WHAT TO DO:
Retype the listing below line for line, but only from the line with "What matplotlib code" down to the line with "import matplotlib.pyplot as plt", inclusive. Pictures stay out.

++++ PROVIDED INFORMATION

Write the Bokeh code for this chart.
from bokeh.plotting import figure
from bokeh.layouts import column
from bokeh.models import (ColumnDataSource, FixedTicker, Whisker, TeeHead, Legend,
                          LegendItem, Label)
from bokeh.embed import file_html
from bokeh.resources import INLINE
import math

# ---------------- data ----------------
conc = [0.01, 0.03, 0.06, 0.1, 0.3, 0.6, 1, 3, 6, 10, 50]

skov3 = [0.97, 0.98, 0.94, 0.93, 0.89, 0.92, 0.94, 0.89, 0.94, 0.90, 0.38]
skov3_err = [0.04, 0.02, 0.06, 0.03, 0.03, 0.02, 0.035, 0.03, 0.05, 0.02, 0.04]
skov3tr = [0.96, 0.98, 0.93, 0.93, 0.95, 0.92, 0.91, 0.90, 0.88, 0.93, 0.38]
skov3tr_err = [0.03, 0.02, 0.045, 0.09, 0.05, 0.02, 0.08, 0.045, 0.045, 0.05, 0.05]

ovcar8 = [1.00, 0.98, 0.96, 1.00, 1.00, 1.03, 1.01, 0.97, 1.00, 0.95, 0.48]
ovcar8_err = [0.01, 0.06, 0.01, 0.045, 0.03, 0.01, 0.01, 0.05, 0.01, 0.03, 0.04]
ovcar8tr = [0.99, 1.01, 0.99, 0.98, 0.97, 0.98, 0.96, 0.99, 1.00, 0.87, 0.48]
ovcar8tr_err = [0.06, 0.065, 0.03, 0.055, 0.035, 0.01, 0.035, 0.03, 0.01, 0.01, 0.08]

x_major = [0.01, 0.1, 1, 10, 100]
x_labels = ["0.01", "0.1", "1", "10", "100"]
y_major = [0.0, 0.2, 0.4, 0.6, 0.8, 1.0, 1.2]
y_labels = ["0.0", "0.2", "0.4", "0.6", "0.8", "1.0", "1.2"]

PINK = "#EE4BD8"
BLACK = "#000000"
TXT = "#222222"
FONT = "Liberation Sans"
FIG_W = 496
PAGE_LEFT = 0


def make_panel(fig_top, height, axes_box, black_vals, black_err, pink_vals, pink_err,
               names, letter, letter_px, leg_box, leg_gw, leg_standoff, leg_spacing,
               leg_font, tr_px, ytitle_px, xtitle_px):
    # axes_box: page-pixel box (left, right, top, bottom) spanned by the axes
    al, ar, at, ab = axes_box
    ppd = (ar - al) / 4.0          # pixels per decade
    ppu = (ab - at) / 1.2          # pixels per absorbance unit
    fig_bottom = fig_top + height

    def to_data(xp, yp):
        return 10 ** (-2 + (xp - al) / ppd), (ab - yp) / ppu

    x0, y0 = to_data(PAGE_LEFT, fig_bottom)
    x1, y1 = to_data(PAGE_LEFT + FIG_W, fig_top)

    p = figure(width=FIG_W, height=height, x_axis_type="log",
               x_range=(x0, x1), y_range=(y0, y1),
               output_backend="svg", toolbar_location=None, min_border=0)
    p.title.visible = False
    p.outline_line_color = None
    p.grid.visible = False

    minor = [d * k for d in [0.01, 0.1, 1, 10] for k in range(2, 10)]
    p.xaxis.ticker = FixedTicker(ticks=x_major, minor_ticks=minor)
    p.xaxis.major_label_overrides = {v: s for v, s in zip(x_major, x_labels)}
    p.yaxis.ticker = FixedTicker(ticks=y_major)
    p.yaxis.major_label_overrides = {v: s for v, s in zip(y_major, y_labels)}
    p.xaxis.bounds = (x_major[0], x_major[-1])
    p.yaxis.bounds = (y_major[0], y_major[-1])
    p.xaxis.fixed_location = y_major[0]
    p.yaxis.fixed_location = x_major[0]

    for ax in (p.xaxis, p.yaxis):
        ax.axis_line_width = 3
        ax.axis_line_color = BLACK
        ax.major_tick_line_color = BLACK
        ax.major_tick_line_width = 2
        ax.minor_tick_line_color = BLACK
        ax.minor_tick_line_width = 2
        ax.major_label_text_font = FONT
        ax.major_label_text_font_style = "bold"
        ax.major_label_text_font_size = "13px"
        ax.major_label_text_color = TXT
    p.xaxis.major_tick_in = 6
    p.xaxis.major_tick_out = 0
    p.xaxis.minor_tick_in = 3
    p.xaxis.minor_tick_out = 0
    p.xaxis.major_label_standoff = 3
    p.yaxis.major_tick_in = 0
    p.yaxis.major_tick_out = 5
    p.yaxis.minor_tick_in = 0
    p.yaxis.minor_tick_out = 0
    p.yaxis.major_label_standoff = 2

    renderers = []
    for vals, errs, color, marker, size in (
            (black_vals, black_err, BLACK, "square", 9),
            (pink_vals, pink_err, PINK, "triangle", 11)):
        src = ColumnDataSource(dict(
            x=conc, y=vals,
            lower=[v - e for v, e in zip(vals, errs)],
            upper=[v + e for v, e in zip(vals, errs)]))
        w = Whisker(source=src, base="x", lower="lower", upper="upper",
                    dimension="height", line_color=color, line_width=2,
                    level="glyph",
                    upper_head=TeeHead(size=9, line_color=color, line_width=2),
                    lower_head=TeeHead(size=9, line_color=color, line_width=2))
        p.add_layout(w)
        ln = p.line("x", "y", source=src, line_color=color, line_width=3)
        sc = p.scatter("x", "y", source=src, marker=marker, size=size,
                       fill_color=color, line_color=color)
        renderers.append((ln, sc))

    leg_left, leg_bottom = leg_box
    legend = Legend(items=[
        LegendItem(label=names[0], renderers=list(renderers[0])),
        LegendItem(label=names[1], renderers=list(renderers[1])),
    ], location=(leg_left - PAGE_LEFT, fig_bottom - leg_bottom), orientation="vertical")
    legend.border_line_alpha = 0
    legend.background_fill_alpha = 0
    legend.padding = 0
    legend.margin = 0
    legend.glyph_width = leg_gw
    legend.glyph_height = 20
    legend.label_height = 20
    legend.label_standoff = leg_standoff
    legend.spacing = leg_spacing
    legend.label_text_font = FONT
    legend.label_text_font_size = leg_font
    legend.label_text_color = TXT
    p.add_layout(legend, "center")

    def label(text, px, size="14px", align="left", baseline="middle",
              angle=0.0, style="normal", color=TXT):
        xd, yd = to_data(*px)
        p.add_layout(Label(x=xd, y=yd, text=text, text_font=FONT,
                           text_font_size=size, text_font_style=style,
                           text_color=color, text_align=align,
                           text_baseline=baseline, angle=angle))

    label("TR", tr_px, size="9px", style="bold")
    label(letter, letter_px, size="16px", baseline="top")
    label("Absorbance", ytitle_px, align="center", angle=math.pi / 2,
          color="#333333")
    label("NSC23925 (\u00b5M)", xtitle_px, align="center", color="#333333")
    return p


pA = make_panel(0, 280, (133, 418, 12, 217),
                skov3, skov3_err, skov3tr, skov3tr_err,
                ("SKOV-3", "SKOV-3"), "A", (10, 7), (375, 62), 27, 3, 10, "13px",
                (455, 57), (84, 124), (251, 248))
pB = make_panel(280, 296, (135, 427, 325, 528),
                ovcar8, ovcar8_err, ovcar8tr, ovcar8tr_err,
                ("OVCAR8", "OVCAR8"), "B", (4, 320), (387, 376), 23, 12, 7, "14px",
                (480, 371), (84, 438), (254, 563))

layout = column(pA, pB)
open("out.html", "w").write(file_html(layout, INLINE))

++++++++
++++ PROVIDED INFORMATION

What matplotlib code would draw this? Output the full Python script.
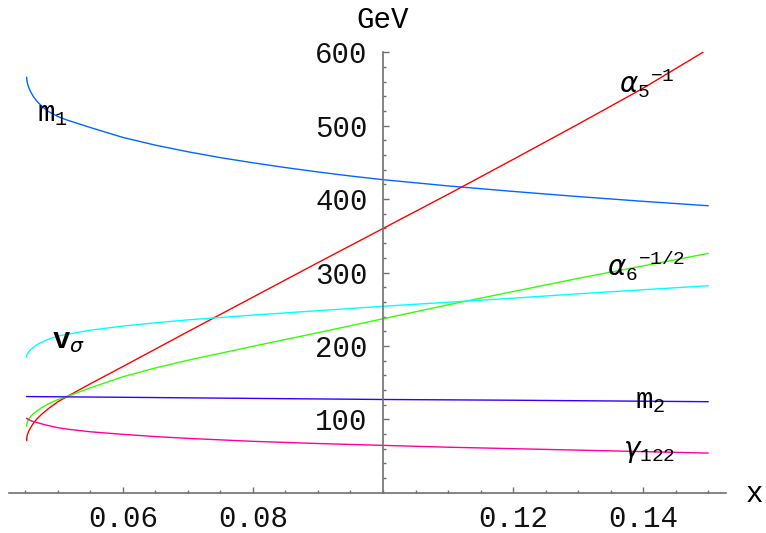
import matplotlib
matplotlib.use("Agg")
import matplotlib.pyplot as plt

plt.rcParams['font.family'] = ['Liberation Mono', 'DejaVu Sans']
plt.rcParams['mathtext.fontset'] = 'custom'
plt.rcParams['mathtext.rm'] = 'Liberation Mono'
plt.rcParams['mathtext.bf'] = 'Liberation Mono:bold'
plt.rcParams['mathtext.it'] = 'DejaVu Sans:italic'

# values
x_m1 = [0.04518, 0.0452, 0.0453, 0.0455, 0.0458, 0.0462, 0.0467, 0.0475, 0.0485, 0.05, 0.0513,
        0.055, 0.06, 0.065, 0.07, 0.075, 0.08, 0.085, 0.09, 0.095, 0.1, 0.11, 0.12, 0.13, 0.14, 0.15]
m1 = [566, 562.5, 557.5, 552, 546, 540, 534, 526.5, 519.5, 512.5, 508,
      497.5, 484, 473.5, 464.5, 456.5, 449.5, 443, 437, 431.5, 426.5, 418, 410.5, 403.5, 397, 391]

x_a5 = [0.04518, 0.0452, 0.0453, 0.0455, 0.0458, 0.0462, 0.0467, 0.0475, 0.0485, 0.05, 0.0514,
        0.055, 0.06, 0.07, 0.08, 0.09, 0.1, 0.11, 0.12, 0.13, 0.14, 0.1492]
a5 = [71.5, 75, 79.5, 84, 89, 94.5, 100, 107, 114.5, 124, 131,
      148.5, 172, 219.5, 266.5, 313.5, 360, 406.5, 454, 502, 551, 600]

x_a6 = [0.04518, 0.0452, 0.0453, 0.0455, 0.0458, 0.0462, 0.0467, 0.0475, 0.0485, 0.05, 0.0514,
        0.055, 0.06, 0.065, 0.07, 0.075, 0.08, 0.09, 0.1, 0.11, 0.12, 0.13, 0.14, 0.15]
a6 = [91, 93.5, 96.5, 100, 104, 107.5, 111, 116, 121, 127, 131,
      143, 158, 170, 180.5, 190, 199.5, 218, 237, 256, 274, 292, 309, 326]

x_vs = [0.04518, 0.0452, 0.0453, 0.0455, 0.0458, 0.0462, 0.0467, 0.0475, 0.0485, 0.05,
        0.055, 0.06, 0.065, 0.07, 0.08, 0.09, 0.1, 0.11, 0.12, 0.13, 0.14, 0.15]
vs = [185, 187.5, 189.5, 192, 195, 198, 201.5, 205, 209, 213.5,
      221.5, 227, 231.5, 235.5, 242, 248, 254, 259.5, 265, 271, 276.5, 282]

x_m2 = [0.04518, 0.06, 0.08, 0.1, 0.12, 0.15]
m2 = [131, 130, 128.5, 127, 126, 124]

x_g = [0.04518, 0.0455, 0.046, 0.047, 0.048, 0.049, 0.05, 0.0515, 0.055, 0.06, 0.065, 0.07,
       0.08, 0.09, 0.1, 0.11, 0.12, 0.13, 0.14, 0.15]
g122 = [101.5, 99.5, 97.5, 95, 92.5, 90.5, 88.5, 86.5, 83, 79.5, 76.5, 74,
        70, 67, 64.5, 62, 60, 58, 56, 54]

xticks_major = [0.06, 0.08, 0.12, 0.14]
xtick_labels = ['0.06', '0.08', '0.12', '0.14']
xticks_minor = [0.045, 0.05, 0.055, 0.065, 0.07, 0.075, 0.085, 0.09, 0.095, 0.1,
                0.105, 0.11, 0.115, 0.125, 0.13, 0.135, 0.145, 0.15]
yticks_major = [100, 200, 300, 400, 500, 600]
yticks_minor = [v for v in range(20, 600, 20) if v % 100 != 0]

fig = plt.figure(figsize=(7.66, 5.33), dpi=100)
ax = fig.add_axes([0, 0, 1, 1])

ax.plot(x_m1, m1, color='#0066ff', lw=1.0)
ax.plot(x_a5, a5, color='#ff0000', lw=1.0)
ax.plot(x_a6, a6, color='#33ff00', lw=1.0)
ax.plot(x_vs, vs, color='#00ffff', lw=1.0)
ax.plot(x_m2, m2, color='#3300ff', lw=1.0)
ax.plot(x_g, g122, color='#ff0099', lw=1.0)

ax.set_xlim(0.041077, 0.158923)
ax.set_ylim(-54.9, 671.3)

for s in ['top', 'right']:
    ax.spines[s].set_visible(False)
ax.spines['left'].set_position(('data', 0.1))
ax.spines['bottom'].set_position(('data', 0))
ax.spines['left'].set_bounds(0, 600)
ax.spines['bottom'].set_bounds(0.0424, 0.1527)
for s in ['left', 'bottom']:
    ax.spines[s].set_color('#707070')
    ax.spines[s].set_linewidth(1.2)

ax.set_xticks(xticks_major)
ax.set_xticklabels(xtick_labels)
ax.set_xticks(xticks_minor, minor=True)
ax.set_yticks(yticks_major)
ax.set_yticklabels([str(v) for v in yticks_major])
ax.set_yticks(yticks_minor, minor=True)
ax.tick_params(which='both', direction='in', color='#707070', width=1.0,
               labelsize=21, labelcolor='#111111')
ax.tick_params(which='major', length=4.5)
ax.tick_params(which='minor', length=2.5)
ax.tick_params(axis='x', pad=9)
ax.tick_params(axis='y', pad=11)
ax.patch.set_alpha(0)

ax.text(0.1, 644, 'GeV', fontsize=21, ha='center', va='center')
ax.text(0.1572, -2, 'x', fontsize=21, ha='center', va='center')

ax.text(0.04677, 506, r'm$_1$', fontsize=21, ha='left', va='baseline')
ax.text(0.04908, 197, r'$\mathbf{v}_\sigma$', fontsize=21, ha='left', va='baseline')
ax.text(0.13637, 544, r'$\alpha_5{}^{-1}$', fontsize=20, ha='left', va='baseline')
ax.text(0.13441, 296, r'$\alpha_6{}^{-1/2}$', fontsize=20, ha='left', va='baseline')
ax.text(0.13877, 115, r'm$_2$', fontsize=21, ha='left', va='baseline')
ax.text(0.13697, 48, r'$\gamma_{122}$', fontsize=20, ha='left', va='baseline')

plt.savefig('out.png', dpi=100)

++++++++

RESULT FOR THIS TASK:
What matplotlib code would draw this? Output the full Python script.
import matplotlib
matplotlib.use("Agg")
import matplotlib.pyplot as plt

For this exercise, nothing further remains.